Key passage from the Manual: “Most density recommendations fall within a range of 20 to 25 counterinsurgents per 1000 residents in an AO.” (p. 22)

Key passage from me, 2009:

“On the face of it, then, the “surge” of 2007 was a military solution to a military problem—the lack of security determined by terrorism, which made the day-to-day give-and-take of pluralist politics unthinkable. And on the face of it, the “surge” worked. Violence in Baghdad plummeted, and the peculiarly vicious Sunni insurgency in Anbar—where officers from Saddam Hussein’s disbanded army had allied with a new offshoot of al Qaeda—quickly receded. By 2008, progress toward “national reconciliation” was enacted in a parliamentary compromise on sharing oil revenues among the Shi’ite majority and the Sunni and Kurdish minorities.

“In these terms, war was the answer to the rise of terrorist movements of resistance in Iraq: The logic of the larger, global war on terror was validated by the success of the “surge.” Certainly the proponents of the war and the “surge” said as much.

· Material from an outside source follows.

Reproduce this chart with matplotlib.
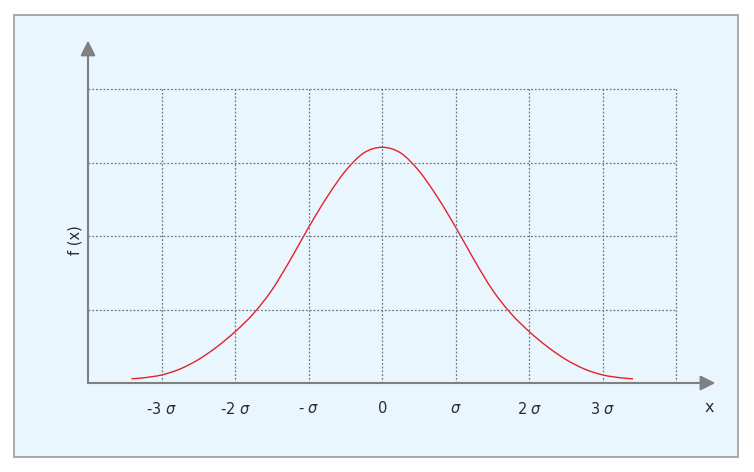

“But in fact, the so-called surge did not work as a military solution. It worked instead as a counterterrorist strategy that acknowledged the primacy of specific political grievances (most of which pertained to perceived inequities of proportionate power within postwar Iraq). Indeed the “surge” could not have worked as a military solution.

“According to the U.S. military’s new Field Manual, prepared under the direction of the U.S. commander in Iraq during the “surge,” an effective counterinsurgent force requires at least twenty combatants per one thousand members of the local population. By this calculation, 120,000 troops would have been required in Baghdad alone, a city of six million inhabitants. The difference was not, and could not have been, covered by Iraqi forces, which were still ethnically divided and still incapable of supplying their own logistical backing.”

They got a strategy, in other words, but it’s pointless, useless, destructive. It resides in their belief that they should rule the world.

JM: Afterthoughts: I want to suggest, Jim, in rereading our exchange for posting, that we probably should have established from the start of our conversation what I think are a few key features of the terrain of institutional decision-making in all three wars:
1. Each of several official branches involved—the President and his foreign policy bureaucracies and advisors, Congress, and the Military and Intelligence Services—are densely intertwined in all sorts of ways. They speak to one another through official and unofficial channels; they are staffed by personnel who move between them creating all sorts of networks, etc.
2) each of them is ideologically riven in ways that emerge around any critical issue.
3) Two of the three are committed at all times to presenting a monolithic front.
4) And as a result it’s hard to get a very clear image, from afar, of just how much disagreement is being expressed behind the scenes.

So for instance, while public intelligence reports, those shared with an often compliant press, were as you say universally rosy, assessments generated by officials on the ground were often sharply pessimistic, both within the military and within civilian agencies. Sometimes these were let through, leaked, etc. But most often they were buried.
To treat the services as self-contained and monologic, then, obscures the complexity of the situation and the depth of the structural problem, and the depth of the work required to build smarter, more responsive, systems.

Demonizing the military has never seemed wise or generous-hearted to me. I will never forget my cousin’s bafflement and horror at being spat upon and called a “baby killer” in Grand Central Station on return from Vietnam. But I will never forget, either, my father’s murderous anger at the officers who led his amphibious tractor unit into harm’s way, again and again, out of ignorance, bravado, and the desire for promotion. Nor the rage we have all felt, again and again, as our imperial armies slashed and burned their way into far off lands. Holding the American military up as a beacon for hope makes no more sense to me then, than dismissing it as a “fascist” monolith. It is, to my eyes, the vastly imperfect product of its time and place, but also a vessel in which, under often horrific conditions, some Americans are trying to take a step forward toward a better, less madly violent, world.